How, exactly, does BigQuery’s PK/FK setup work on the backend? I’m specifically interested in knowing where performance is/isn’t worth it for building columns with keys if you’re creating and destroying tables. When is defining the column worth it vs. not worth it–if the table exists for 1 hour? 2? 10? Etc.
I don’t think there’s any case where it’s not worth defining it, it’s just metadata
My primary outcome is to take advantage of the performance improvements at https://cloud.google.com/blog/products/data-analytics/join-optimizations-with-bigquery-primary-and-foreign-keys?hl=en; I just don’t know if the indexing is immediate or done on a schedule. Thus my concern about how quickly I can create and destroy tables while still getting the most out of key-based performance.
there are no indexes involved. As it says in the article, they only impact query plans
trade off is you have to be sure the pks and fks are correct. If they’re not, you’ll silently get incorrect query results. BQ doesn’t enforce them the way a row store would.
I’ve not played with them. In AWS Redshift we found we could get the incorrect answer because the plan chose to assume they were accurate, even though there was no enforcement in Redshift. I’ve not played with that in BigQuery, but it if affects plans, then I’d be suspicious of that “feature”. There are no enforcements of the PK/FKs constraints.
And now I see that already addressed my thought.

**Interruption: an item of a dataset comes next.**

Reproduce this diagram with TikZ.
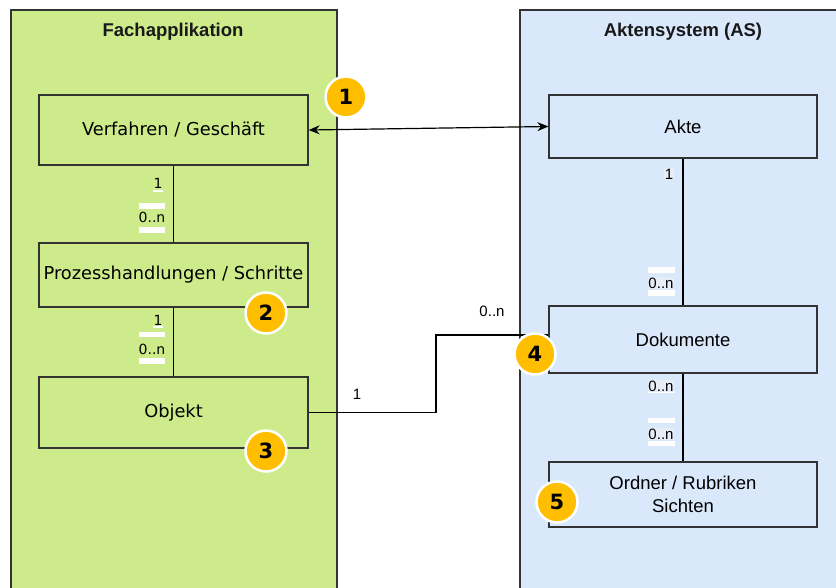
\documentclass[tikz,border=0pt]{standalone}
\usepackage{fontspec}
\setmainfont{Liberation Sans}
\newfontfamily\tahomaish{DejaVu Sans}
\usetikzlibrary{arrows.meta}
\definecolor{appgreen}{HTML}{CDEB8B}
\definecolor{asblue}{HTML}{DAE8FC}
\definecolor{edgegray}{HTML}{333333}
\definecolor{badgeyellow}{HTML}{FFBF00}
\definecolor{labelbg}{HTML}{E6EDF6}
\tikzset{
  container/.style={draw=edgegray, line width=2.2pt},
  ctitle/.style={font=\fontsize{18.5}{20}\selectfont\bfseries, text=black!90},
  leftbox/.style={draw=edgegray, line width=1.3pt, fill=appgreen, inner sep=0pt,
    minimum width=269pt, font=\tahomaish\fontsize{17.8}{20}\selectfont},
  rightbox/.style={draw=edgegray, line width=1.3pt, fill=asblue, inner sep=0pt,
    minimum width=268pt, font=\fontsize{18.5}{23}\selectfont, align=center},
  link/.style={draw=black, line width=1.2pt},
  card/.style={inner sep=0pt, font=\tahomaish\fontsize{14}{15}\selectfont},
  cardr/.style={inner sep=0.5pt, font=\fontsize{15}{16}\selectfont},
  bar/.style={fill=white, draw=none},
  badge/.style={circle, fill=badgeyellow, draw=white, line width=2.5pt,
    minimum size=41pt, inner sep=0pt, font=\tahomaish\bfseries\fontsize{21}{22}\selectfont}
}
\begin{document}
\begin{tikzpicture}[x=1pt,y=-1pt]
\useasboundingbox (0,0) rectangle (836,587);
\fill[white] (0,0) rectangle (836,587);
\begin{scope}
\clip (0,0) rectangle (836,587);
% application and records system areas
\draw[container, fill=appgreen] (11,10) rectangle (337,610);
\draw[container, fill=asblue] (520,10) rectangle (860,610);
\end{scope}
\node[ctitle] (ttl) at (173,32) {Fachapplikation};
\node[ctitle] (ttr) at (683,32) {Aktensystem (AS)};

% entities of the application
\node[leftbox, minimum height=70pt] (verf) at (173.5,130) {Verfahren / Geschäft};
\node[leftbox, minimum height=64pt] (proz) at (173.5,275) {Prozesshandlungen / Schritte};
\node[leftbox, minimum height=71pt] (obj) at (173.5,412.5) {Objekt};

% entities of the records system
\node[rightbox, minimum height=63pt] (akte) at (683,126.5) {Akte};
\node[rightbox, minimum height=67pt] (dok) at (683,339.5) {Dokumente};
\node[rightbox, minimum height=65pt] (ord) at (683,494.5) {Ordner / Rubriken\\Sichten};

% relations
\draw[link] (verf.south) -- (proz.north);
\draw[link] (proz.south) -- (obj.north);
\draw[link] (akte.south) -- (dok.north);
\draw[link] (dok.south) -- (ord.north);
\draw[link, {Stealth[length=11pt,width=9pt]}-{Stealth[length=11pt,width=9pt]}] (verf.east) -- (akte.west);
\coordinate (bend) at (436,335);
\draw[link] (obj.east) -| (bend) -- (bend -| dok.west);

% cardinalities
\fill[bar] (139,203) rectangle (165,209);
\fill[bar] (139,227) rectangle (165,233);
\fill[bar] (153,190) rectangle (163,192);
\node[card] (c1) at (158,183) {1};
\node[card] (c2) at (152,217) {0..n};
\fill[bar] (139,332) rectangle (165,337);
\fill[bar] (139,358) rectangle (165,364);
\fill[bar] (153,326) rectangle (163,328);
\node[card] (c3) at (158,320) {1};
\node[card] (c4) at (152,349) {0..n};
\node[cardr, fill=labelbg] (c5) at (669,174) {1};
\fill[bar] (648,267) rectangle (675,273);
\fill[bar] (648,290) rectangle (675,296);
\node[cardr, fill=labelbg] (c6) at (661,283) {0..n};
\fill[bar] (648,391) rectangle (675,393);
\node[cardr, fill=labelbg] (c7) at (661,386) {0..n};
\fill[bar] (648,418) rectangle (675,423);
\fill[bar] (648,441) rectangle (675,446);
\node[cardr, fill=labelbg] (c8) at (661,434) {0..n};
\node[cardr] (c9) at (492,311) {0..n};
\node[cardr] (c10) at (357,394) {1};

% numbered markers
\node[badge] (b1) at (346,97) {1};
\node[badge] (b2) at (266,313) {2};
\node[badge] (b3) at (266,451) {3};
\node[badge] (b4) at (535,354) {4};
\node[badge] (b5) at (557,502) {5};
\end{tikzpicture}
\end{document}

Agreed . Yes the BQ docs say the same thing, that if you tell it the keys it will rely on what you told it and if you’re wrong you will get “wrong” query results. The theoretical improved performance and reduced cost wasn’t worth the risk to us of incorrect query results.
and all. Yup, BigQuery is very explicit about it.
From the URL, https://cloud.google.com/blog/products/data-analytics/join-optimizations-with-bigquery-primary-and-foreign-keys
This suggests that my work on implementing DBT testing could allow us to apply these and give the optimizer more information to work with.
One trap we fell into here is these all need to be in the same dataset (makes sense when you think about it).
For us I’d say it’s helping. We have a legacy system that doesn’t use them it’s factors slower.
Metadata is also another advantage. Gemini is much more likely to write a correct query with them in place than without.
If you were to have DBT tests for every single PK/FKey relationship tested before the queries that utilize them kick in, then there would be no issue. The issue is that the usage of the constraints by the optimizer can get you the incorrect answer, and as you say, you would get that incorrect answer more quickly, but it could be incorrect.
hah I am sure there is some Yogi Berra quote along the lines of “A wronger answer quicker is better”